== Requirements ==
Can you output the material exactly as written, minus any pictures it holds?

== Source excerpt ==
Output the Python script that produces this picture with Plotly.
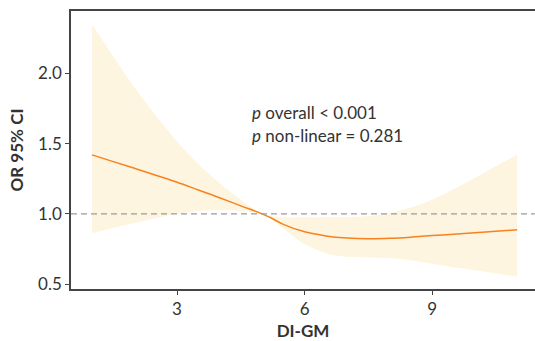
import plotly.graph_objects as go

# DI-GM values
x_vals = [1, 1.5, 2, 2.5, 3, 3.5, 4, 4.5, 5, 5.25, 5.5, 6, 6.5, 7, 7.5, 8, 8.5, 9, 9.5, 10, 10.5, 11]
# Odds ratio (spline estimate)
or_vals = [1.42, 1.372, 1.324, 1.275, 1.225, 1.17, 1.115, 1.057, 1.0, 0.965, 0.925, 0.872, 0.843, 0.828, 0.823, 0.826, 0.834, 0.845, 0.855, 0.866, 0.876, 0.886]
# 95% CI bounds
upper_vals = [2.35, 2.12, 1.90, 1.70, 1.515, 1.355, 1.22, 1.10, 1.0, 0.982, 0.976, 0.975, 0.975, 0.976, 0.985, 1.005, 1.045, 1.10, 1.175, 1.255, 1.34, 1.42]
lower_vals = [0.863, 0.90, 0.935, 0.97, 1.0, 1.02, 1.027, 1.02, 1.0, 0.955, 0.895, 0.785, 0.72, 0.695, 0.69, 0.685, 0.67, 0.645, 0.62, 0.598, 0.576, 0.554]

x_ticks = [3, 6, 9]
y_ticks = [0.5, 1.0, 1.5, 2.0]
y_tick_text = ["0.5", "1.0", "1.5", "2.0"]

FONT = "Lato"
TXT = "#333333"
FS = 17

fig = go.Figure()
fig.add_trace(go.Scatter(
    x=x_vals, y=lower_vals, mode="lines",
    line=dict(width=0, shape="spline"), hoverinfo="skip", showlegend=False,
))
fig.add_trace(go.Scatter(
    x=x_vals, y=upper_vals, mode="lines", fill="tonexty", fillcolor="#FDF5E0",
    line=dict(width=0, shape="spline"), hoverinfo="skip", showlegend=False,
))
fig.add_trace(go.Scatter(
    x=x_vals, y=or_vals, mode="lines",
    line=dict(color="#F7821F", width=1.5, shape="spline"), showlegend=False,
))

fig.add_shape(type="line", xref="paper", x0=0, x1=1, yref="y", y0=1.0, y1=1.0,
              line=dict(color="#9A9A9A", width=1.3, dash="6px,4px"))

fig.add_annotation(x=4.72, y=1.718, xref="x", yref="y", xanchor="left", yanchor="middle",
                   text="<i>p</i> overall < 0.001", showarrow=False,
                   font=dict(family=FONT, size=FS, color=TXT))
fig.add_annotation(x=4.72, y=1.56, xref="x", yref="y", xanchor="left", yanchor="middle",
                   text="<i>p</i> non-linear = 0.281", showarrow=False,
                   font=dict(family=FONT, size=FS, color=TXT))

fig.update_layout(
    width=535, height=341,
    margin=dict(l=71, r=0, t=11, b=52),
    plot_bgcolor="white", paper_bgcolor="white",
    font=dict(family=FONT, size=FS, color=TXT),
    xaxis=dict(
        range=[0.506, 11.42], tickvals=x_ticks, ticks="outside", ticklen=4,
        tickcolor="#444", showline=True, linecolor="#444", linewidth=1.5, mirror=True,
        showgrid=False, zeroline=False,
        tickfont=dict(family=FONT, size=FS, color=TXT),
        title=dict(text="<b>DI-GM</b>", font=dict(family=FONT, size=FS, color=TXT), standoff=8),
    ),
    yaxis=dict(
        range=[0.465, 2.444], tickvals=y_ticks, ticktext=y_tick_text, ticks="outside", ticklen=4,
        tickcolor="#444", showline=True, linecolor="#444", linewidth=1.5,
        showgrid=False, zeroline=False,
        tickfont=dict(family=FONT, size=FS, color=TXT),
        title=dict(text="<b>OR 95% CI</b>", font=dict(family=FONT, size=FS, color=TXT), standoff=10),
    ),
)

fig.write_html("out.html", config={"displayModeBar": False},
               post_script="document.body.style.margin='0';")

== Written solution ==
Output the Python script that produces this picture with Plotly.
import plotly.graph_objects as go

# DI-GM values
x_vals = [1, 1.5, 2, 2.5, 3, 3.5, 4, 4.5, 5, 5.25, 5.5, 6, 6.5, 7, 7.5, 8, 8.5, 9, 9.5, 10, 10.5, 11]
# Odds ratio (spline estimate)
or_vals = [1.42, 1.372, 1.324, 1.275, 1.225, 1.17, 1.115, 1.057, 1.0, 0.965, 0.925, 0.872, 0.843, 0.828, 0.823, 0.826, 0.834, 0.845, 0.855, 0.866, 0.876, 0.886]
# 95% CI bounds
upper_vals = [2.35, 2.12, 1.90, 1.70, 1.515, 1.355, 1.22, 1.10, 1.0, 0.982, 0.976, 0.975, 0.975, 0.976, 0.985, 1.005, 1.045, 1.10, 1.175, 1.255, 1.34, 1.42]
lower_vals = [0.863, 0.90, 0.935, 0.97, 1.0, 1.02, 1.027, 1.02, 1.0, 0.955, 0.895, 0.785, 0.72, 0.695, 0.69, 0.685, 0.67, 0.645, 0.62, 0.598, 0.576, 0.554]

x_ticks = [3, 6, 9]
y_ticks = [0.5, 1.0, 1.5, 2.0]
y_tick_text = ["0.5", "1.0", "1.5", "2.0"]

FONT = "Lato"
TXT = "#333333"
FS = 17

fig = go.Figure()
fig.add_trace(go.Scatter(
    x=x_vals, y=lower_vals, mode="lines",
    line=dict(width=0, shape="spline"), hoverinfo="skip", showlegend=False,
))
fig.add_trace(go.Scatter(
    x=x_vals, y=upper_vals, mode="lines", fill="tonexty", fillcolor="#FDF5E0",
    line=dict(width=0, shape="spline"), hoverinfo="skip", showlegend=False,
))
fig.add_trace(go.Scatter(
    x=x_vals, y=or_vals, mode="lines",
    line=dict(color="#F7821F", width=1.5, shape="spline"), showlegend=False,
))

fig.add_shape(type="line", xref="paper", x0=0, x1=1, yref="y", y0=1.0, y1=1.0,
              line=dict(color="#9A9A9A", width=1.3, dash="6px,4px"))

fig.add_annotation(x=4.72, y=1.718, xref="x", yref="y", xanchor="left", yanchor="middle",
                   text="<i>p</i> overall < 0.001", showarrow=False,
                   font=dict(family=FONT, size=FS, color=TXT))
fig.add_annotation(x=4.72, y=1.56, xref="x", yref="y", xanchor="left", yanchor="middle",
                   text="<i>p</i> non-linear = 0.281", showarrow=False,
                   font=dict(family=FONT, size=FS, color=TXT))

fig.update_layout(
    width=535, height=341,
    margin=dict(l=71, r=0, t=11, b=52),
    plot_bgcolor="white", paper_bgcolor="white",
    font=dict(family=FONT, size=FS, color=TXT),
    xaxis=dict(
        range=[0.506, 11.42], tickvals=x_ticks, ticks="outside", ticklen=4,
        tickcolor="#444", showline=True, linecolor="#444", linewidth=1.5, mirror=True,
        showgrid=False, zeroline=False,
        tickfont=dict(family=FONT, size=FS, color=TXT),
        title=dict(text="<b>DI-GM</b>", font=dict(family=FONT, size=FS, color=TXT), standoff=8),
    ),
    yaxis=dict(
        range=[0.465, 2.444], tickvals=y_ticks, ticktext=y_tick_text, ticks="outside", ticklen=4,
        tickcolor="#444", showline=True, linecolor="#444", linewidth=1.5,
        showgrid=False, zeroline=False,
        tickfont=dict(family=FONT, size=FS, color=TXT),
        title=dict(text="<b>OR 95% CI</b>", font=dict(family=FONT, size=FS, color=TXT), standoff=10),
    ),
)

fig.write_html("out.html", config={"displayModeBar": False},
               post_script="document.body.style.margin='0';")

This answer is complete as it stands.